ZT: Creating a national depository of open access journals which are properly cited and indexed, organized subject-wise and searchable online by all our academic institutions should be the next step. Essentially a well stocked and organized open access library should be accessible to our researchers. India has a National Knowledge Network (NKN) which provides high bandwidth connectivity to academic institutions. This repository should be made accessible over NKN. It is not enough to declare that Departments go open access. It is important to ensure that the all open access resources are available to our researchers we well.
JMM: How far has the open access movement in India translated to output of quality scientific research studies?
ZT: Open access is about access to knowledge. It will ensure that the work you do at your lab is now accessible by people at large. It does not mean that the quality of work you do in your lab improves. But access to knowledge has the potential to improve the quality of your research. Open access allows for the communication of research findings with taxpayers, which will lead to better returns for the taxpayers as the fruits of the tax money spend is available publicly for everyone to access. Whether this availability leads to better quality of scientific research studies is something unquantifiable as of now.
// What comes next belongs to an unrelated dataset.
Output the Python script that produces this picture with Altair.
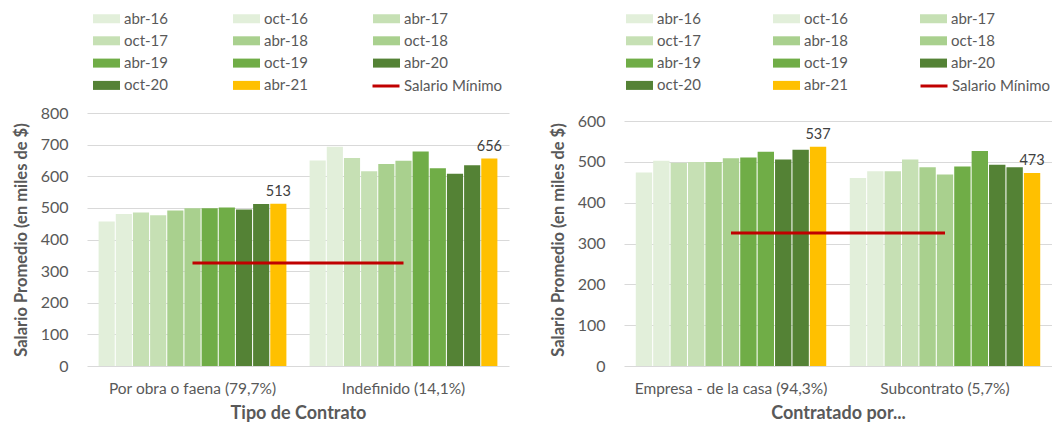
import altair as alt
import pandas as pd

# ---------------- data ----------------
periodos = ["abr-16", "oct-16", "abr-17", "oct-17", "abr-18", "oct-18",
            "abr-19", "oct-19", "abr-20", "oct-20", "abr-21"]
colores = ["#E2EFDA", "#E2EFDA", "#C6E0B4", "#C6E0B4", "#A9D08E", "#A9D08E",
           "#70AD47", "#70AD47", "#548235", "#548235", "#FFC000"]

tipo_contrato = ["Por obra o faena (79,7%)", "Indefinido (14,1%)"]
por_obra = [457, 481, 485, 477, 492, 499, 499, 501, 495, 512, 513]
indefinido = [650, 693, 658, 616, 639, 649, 678, 625, 608, 635, 656]

contratado_por = ["Empresa - de la casa (94,3%)", "Subcontrato (5,7%)"]
empresa = [474, 503, 498, 500, 500, 509, 511, 525, 506, 530, 537]
subcontrato = [461, 477, 477, 506, 487, 469, 489, 527, 493, 487, 473]

salario_minimo = 326
serie_linea = "Salario Mínimo"

FONT = "Lato"
GRAY = "#595959"
RECT = "M-3,-1H3V1H-3Z"


def panel(cats, series_vals, xtitle, ydomain, yvalues, width, height,
          leg_x, leg_y, col_pad, line_leg_x):
    rows = []
    for cat, vals in zip(cats, series_vals):
        for p, v in zip(periodos, vals):
            rows.append({"cat": cat, "periodo": p, "valor": v})
    df = pd.DataFrame(rows)
    line_df = pd.DataFrame({"cat": cats,
                            "valor": [salario_minimo] * len(cats),
                            "serie": [serie_linea] * len(cats)})

    x = alt.X("cat:N", sort=cats,
              scale=alt.Scale(paddingInner=0.11, paddingOuter=0.055),
              axis=alt.Axis(title=xtitle, labelAngle=0, ticks=False, domain=False,
                            labelPadding=15, titlePadding=8,
                            labelFontSize=15.5, labelColor=GRAY, labelFont=FONT,
                            titleFontSize=18, titleColor=GRAY, titleFont=FONT,
                            titleFontWeight="bold", labelLimit=300))
    y = alt.Y("valor:Q",
              scale=alt.Scale(domain=ydomain, nice=False, zero=True),
              axis=alt.Axis(title="Salario Promedio (en miles de $)", values=yvalues,
                            tickCount=len(yvalues),
                            ticks=False, domain=False, labelPadding=19, titlePadding=11,
                            labelOverlap=False,
                            labelFontSize=16, labelColor=GRAY, labelFont=FONT,
                            titleFontSize=16.5, titleColor=GRAY, titleFont=FONT,
                            titleFontWeight="bold", gridColor="#D9D9D9"))
    xoff = alt.XOffset("periodo:N", sort=periodos, scale=alt.Scale(paddingInner=0.06))

    bars = alt.Chart(df).mark_bar().encode(
        x=x, xOffset=xoff, y=y,
        color=alt.Color("periodo:N",
                        scale=alt.Scale(domain=periodos, range=colores),
                        legend=alt.Legend(title=None, orient="none", legendX=leg_x,
                                          legendY=leg_y, columns=3, gridAlign="all",
                                          direction="horizontal",
                                          columnPadding=col_pad, rowPadding=6.3,
                                          symbolType=RECT, symbolSize=81,
                                          symbolStrokeWidth=0, labelOffset=10,
                                          labelFontSize=15, labelFont=FONT,
                                          labelColor=GRAY)))
    labels = alt.Chart(df).transform_filter(
        alt.datum.periodo == periodos[-1]
    ).mark_text(dy=-12, fontSize=14.5, font=FONT, color="#404040").encode(
        x=x, xOffset=xoff, y=y, text="valor:Q")
    line = alt.Chart(line_df).mark_line(strokeWidth=3).encode(
        x=x,
        y=y,
        stroke=alt.Stroke("serie:N",
                          scale=alt.Scale(domain=[serie_linea], range=["#C00000"]),
                          legend=alt.Legend(title=None, orient="none",
                                            legendX=line_leg_x, legendY=leg_y + 60,
                                            symbolType="stroke", symbolSize=729,
                                            symbolStrokeWidth=3, labelOffset=3,
                                            labelFontSize=15, labelFont=FONT,
                                            labelColor=GRAY)))
    return alt.layer(bars, line, labels).properties(width=width, height=height)


left = panel(tipo_contrato, [por_obra, indefinido], "Tipo de Contrato",
             [0, 800], list(range(0, 801, 100)), 422, 253,
             12, -102, 64, 284)
right = panel(contratado_por, [empresa, subcontrato], "Contratado por...",
              [0, 620], list(range(0, 601, 100)), 428, 253,
              8, -102, 71, 295)

chart = alt.hconcat(left, right, spacing=41).resolve_scale(
    color="independent", stroke="independent", x="independent", y="independent",
    xOffset="independent"
).resolve_legend(color="independent", stroke="independent").properties(
    padding={"left": 5, "top": 3, "right": 0, "bottom": 0}
).configure_view(stroke=None)

chart.save("out.html", embed_options={"renderer": "svg", "actions": False})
So, open access resulting in output of quality scientific research studies is a correlation that I cannot make. Open Access has been recently adopted in India and there is no data available that allows me to make such a correlation.
The idea behind open access is that one makes public one’s work regardless of its quality or other considerations. Now, the question is whether doing so increases quality of output? There is a possibility that following an open access model will result in better review and feedback of works submitted but this is a very long process and there is no data in India to make such a claim.
[1] Job Michael Mathew is an intern at the Centre for Internet and Society. He is currently a student at Nalsar University of Law, Hyderabad.
[2] Zakir Thomas was the founding Project Director of Open Source Drug Discovery (OSDD) of the Council of Scientific and Industrial Research (CSIR) in India, where he led an open innovation drug discovery programme for tuberculosis (TB). He was also the head of the Director General’s Technical Cell, leading a team which provided technical and policy inputs to CSIR, including intellectual property issues.
He served as the Registrar of Copyrights of Government of India from 2000-2003 and as a Deputy Secretary in the Department of Higher Education of the Ministry of Human Resources Development. Professionally, he is an officer of the Indian Revenue Service with over 25 years of experience, currently posted as Commissioner of Income Tax at Delhi. He has worked at the Ministries of Finance, Science and Technology and Human Resources Development, in the fields of intellectual property, science and technology, e-governance and policy formulation.
Zakir holds an M.Sc. in Physics (Mahatma Gandhi University, Kerala), LL.B. (Delhi University), and a Masters in Intellectual Property, Commerce and Technology (Franklin Pierce Law Centre, University of New Hampshire in the U.S.)